Nino Rota? The composer of film scores for Federico Fellini, and of The Godfather for Francis Ford Coppola? Well, yes. Rota was accomplished in most fields of Classical Music, and opera, he felt, was his forte. He composed around ten. And this rarity, rediscovered by Agler and his Wexford team in the wake of Florence’s Rota centenary (1911-79)? Well yes, it is, quite simply, a masterpiece,. It’s funny, achingly, side-splittingly funny (the libretto was a Rota family in-house production); the music is quite simply masterly, as varied in its treatment of different scenes as Puccini or Leoncavallo, and immensely steeped in European operatic repertoire, not just Italian. It is impossible to recapitulate the zany plot, or the clutter of characters who enter, each with their own witty contribution(s) to make. My number one memory is of a drunken young guardsman (Ronan  Busfield) whose bizarre reelings, snorings and cavartings doubtless contribute vastly to the plot; and of the quizzical Welsh tenor Aled Hall, who as the shambolic uncle (Lo Zio) is continual pure joy, and has a voice – when it’s deployed – to die for. Il Cappello di Paglia di Firenze is as worthy of any opera house in Europe, South America or the United States as, say, Gianni Schicchi or Pagliacci.

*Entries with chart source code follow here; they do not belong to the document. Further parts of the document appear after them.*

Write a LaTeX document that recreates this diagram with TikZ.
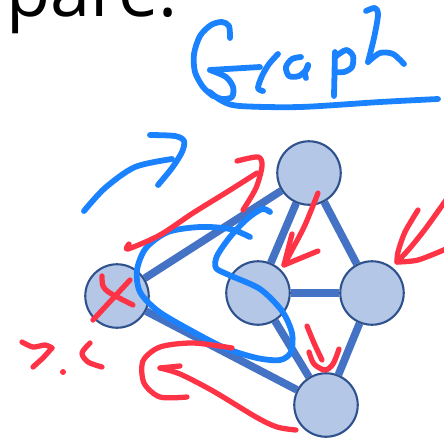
\documentclass[tikz,border=0pt]{standalone}
\usepackage{fontspec}
\setmainfont{Open Sans}
\usetikzlibrary{backgrounds}
\definecolor{umplere}{HTML}{B4C7E7}
\definecolor{contur}{HTML}{2F528F}
\definecolor{muchiecol}{HTML}{4472C4}
\definecolor{cernealaA}{HTML}{1A82FF}
\definecolor{cernealaR}{HTML}{FF3346}
\tikzset{
  nod/.style      = {circle, draw=contur, fill=umplere, line width=1.2pt,
                     minimum size=12.7mm, inner sep=0pt},
  muchie/.style   = {draw=muchiecol, line width=4.4pt},
  titlu/.style    = {font=\fontsize{41}{48}\selectfont, inner sep=0pt, anchor=base west},
  albastru/.style = {draw=cernealaA, line width=3.3pt, line cap=round, line join=round},
  rosu/.style     = {draw=cernealaR, line width=3pt, line cap=round, line join=round}
}

\begin{document}
\begin{tikzpicture}[x=0.02cm, y=-0.02cm]
        \useasboundingbox (0,0) rectangle (444,441);
        \node[titlu] (text) at (6,16) {pare.};

        % graful
        \node[nod] (sus)     at (309,173) {};
        \node[nod] (stanga)  at (117,296) {};
        \node[nod] (mijloc)  at (258,293) {};
        \node[nod] (dreapta) at (372,293) {};
        \node[nod] (jos)     at (326,405) {};

        \begin{scope}[on background layer]
            \draw[muchie] (stanga) -- (sus);
            \draw[muchie] (stanga) -- (jos);
            \draw[muchie] (sus) -- (mijloc);
            \draw[muchie] (sus) -- (dreapta);
            \draw[muchie] (mijloc) -- (dreapta);
            \draw[muchie] (mijloc) -- (jos);
            \draw[muchie] (dreapta) -- (jos);
        \end{scope}

        % scrisul de mana: Graph
        \draw[albastru] plot[smooth] coordinates {(230,38) (229,26) (222,22) (211,25) (200,36) (194,54) (195,72) (203,87) (213,96)};
        \draw[albastru] (260,67) -- (210,70);
        \draw[albastru] plot[smooth] coordinates {(210,70) (226,77) (233,87) (232,97) (222,99) (212,95)};
        \draw[albastru] plot[smooth] coordinates {(263,91) (258,88) (262,76) (269,64) (278,54)};
        \draw[albastru] plot[smooth] coordinates {(301,57) (292,59) (286,67) (289,76) (299,76) (307,69) (308,65)};
        \draw[albastru] plot[smooth] coordinates {(308,65) (305,73) (306,78)};
        \draw[albastru] (335,52) -- (334,96);
        \draw[albastru] plot[smooth] coordinates {(335,57) (346,50) (353,56) (352,67) (344,72) (335,72)};
        \draw[albastru] plot[smooth] coordinates {(366,11) (375,8) (378,15) (374,38) (368,62)};
        \draw[albastru] plot[smooth] coordinates {(368,62) (380,53) (393,54) (404,64)};
        \draw[albastru] plot[smooth] coordinates {(210,92) (222,101) (240,106) (300,107) (380,102) (438,99)};

        % sageti si adnotari
        \draw[albastru] plot[smooth] coordinates {(84,211) (105,188) (135,167) (172,159)};
        \draw[albastru] plot[smooth] coordinates {(150,135) (175,136) (184,141) (182,152) (172,168) (158,185)};
        \draw[albastru] plot[smooth] coordinates {(250,237) (230,229) (200,227) (168,232) (146,248) (137,270)
            (140,292) (158,311) (190,330) (225,348) (257,358) (280,360) (291,352) (292,333) (282,311)
            (260,289) (229,275) (216,268) (217,256) (230,237) (247,219) (262,209) (270,212)};

        \draw[rosu] plot[smooth] coordinates {(129,244) (128,249) (160,235) (193,213) (227,192) (257,173)};
        \draw[rosu] plot[smooth] coordinates {(237,161) (258,157) (262,166) (256,188) (243,210)};
        \draw[rosu] plot[smooth] coordinates {(102,276) (103,286) (110,293) (133,305)};
        \draw[rosu] (130,280) -- (93,320);
        \draw[rosu] plot[smooth] coordinates {(318,193) (305,225) (292,250) (284,265)};
        \draw[rosu] (292,234) -- (284,265) -- (318,251);
        \draw[rosu] plot[smooth] coordinates {(418,210) (405,232) (398,252) (397,262)};
        \draw[rosu] plot[smooth] coordinates {(399,260) (410,248) (426,228) (446,200)};
        \draw[rosu] plot[smooth] coordinates {(397,262) (418,260) (446,249)};
        \draw[rosu] plot[smooth] coordinates {(307,326) (314,343) (322,360)};
        \draw[rosu] plot[smooth] coordinates {(339,349) (333,364) (325,370) (314,364) (309,352)};
        \draw[rosu] plot[smooth] coordinates {(232,348) (193,343) (160,347) (143,361) (144,383) (160,397) (187,397)};
        \draw[rosu] plot[smooth] coordinates {(296,430) (277,427) (256,417) (213,391) (180,374) (160,368)};
        \draw[rosu] (160,368) -- (180,366);
        \draw[rosu] plot[smooth] coordinates {(22,342) (33,347) (45,345) (52,348)};
        \draw[rosu] (52,348) -- (43,358) -- (33,367);
        \fill[cernealaR] (63,372) circle (3);
        \draw[rosu] plot[smooth] coordinates {(90,343) (82,353) (88,362) (102,367)};
\end{tikzpicture}
\end{document}
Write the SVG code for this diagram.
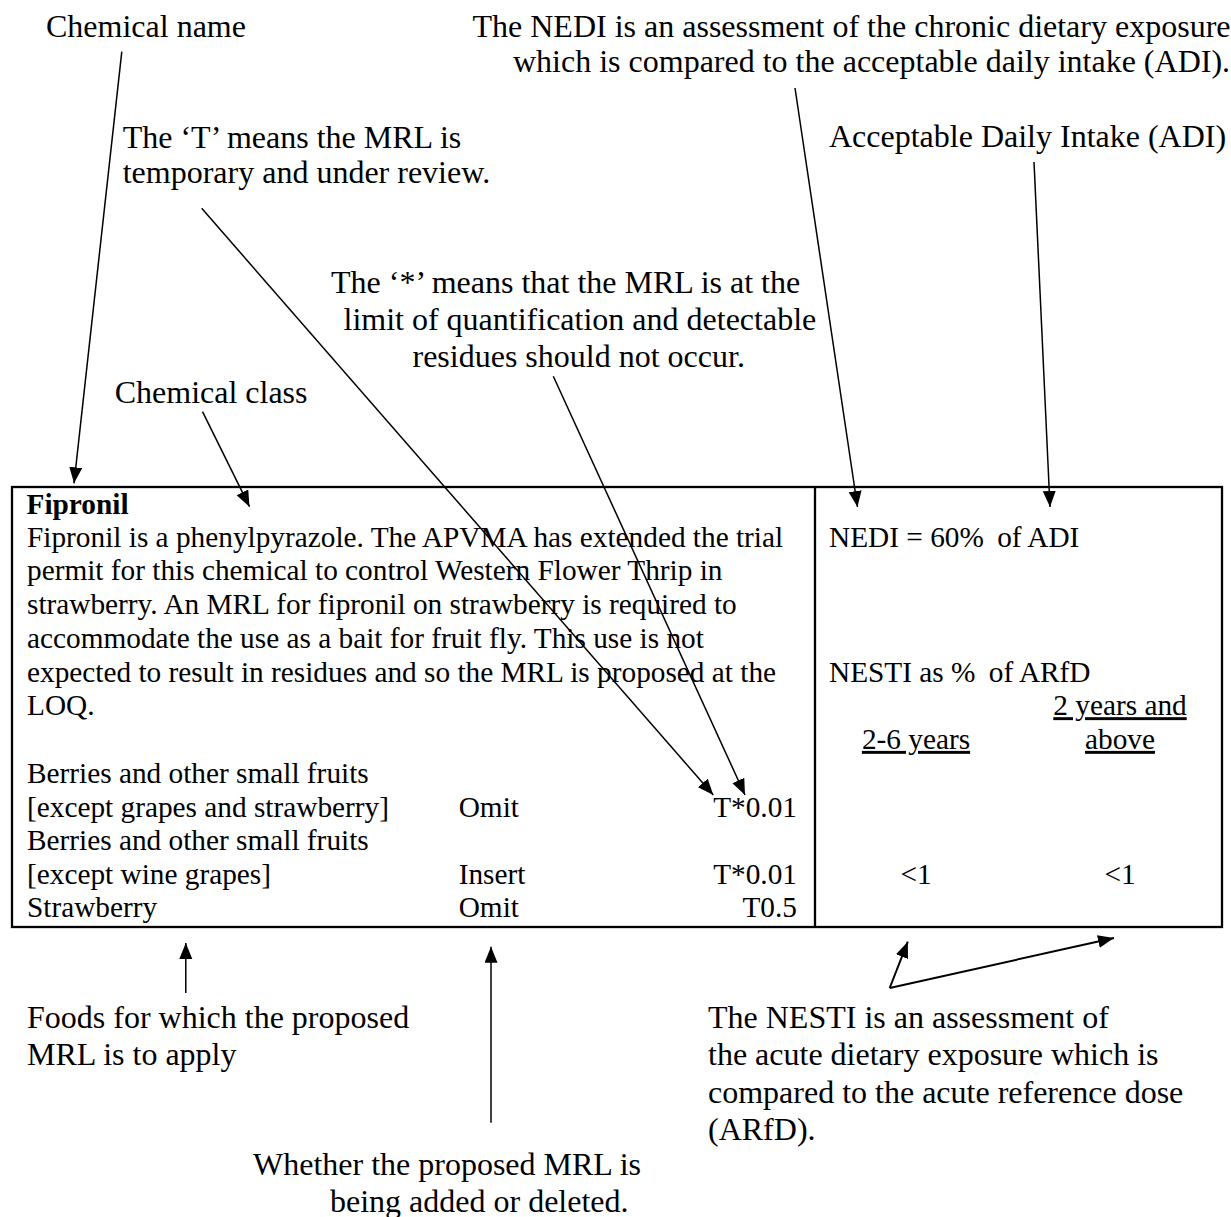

It’s furnishing that kind of proof that makes Wexford unsurpassed. Old operas, brought back to the repertoire. As the new Wexford Chairman, Ger Lawlor, knows all too well, it’s as good as having a new commission. Perhaps better.

 Roderic Dunnett

 

 In an earlier version of this review, the role of the “drunken young guardsman” was attributed  to Nicholas  Morris  (Caporale).  It has been corrected to Ronan Busfield. (ed.)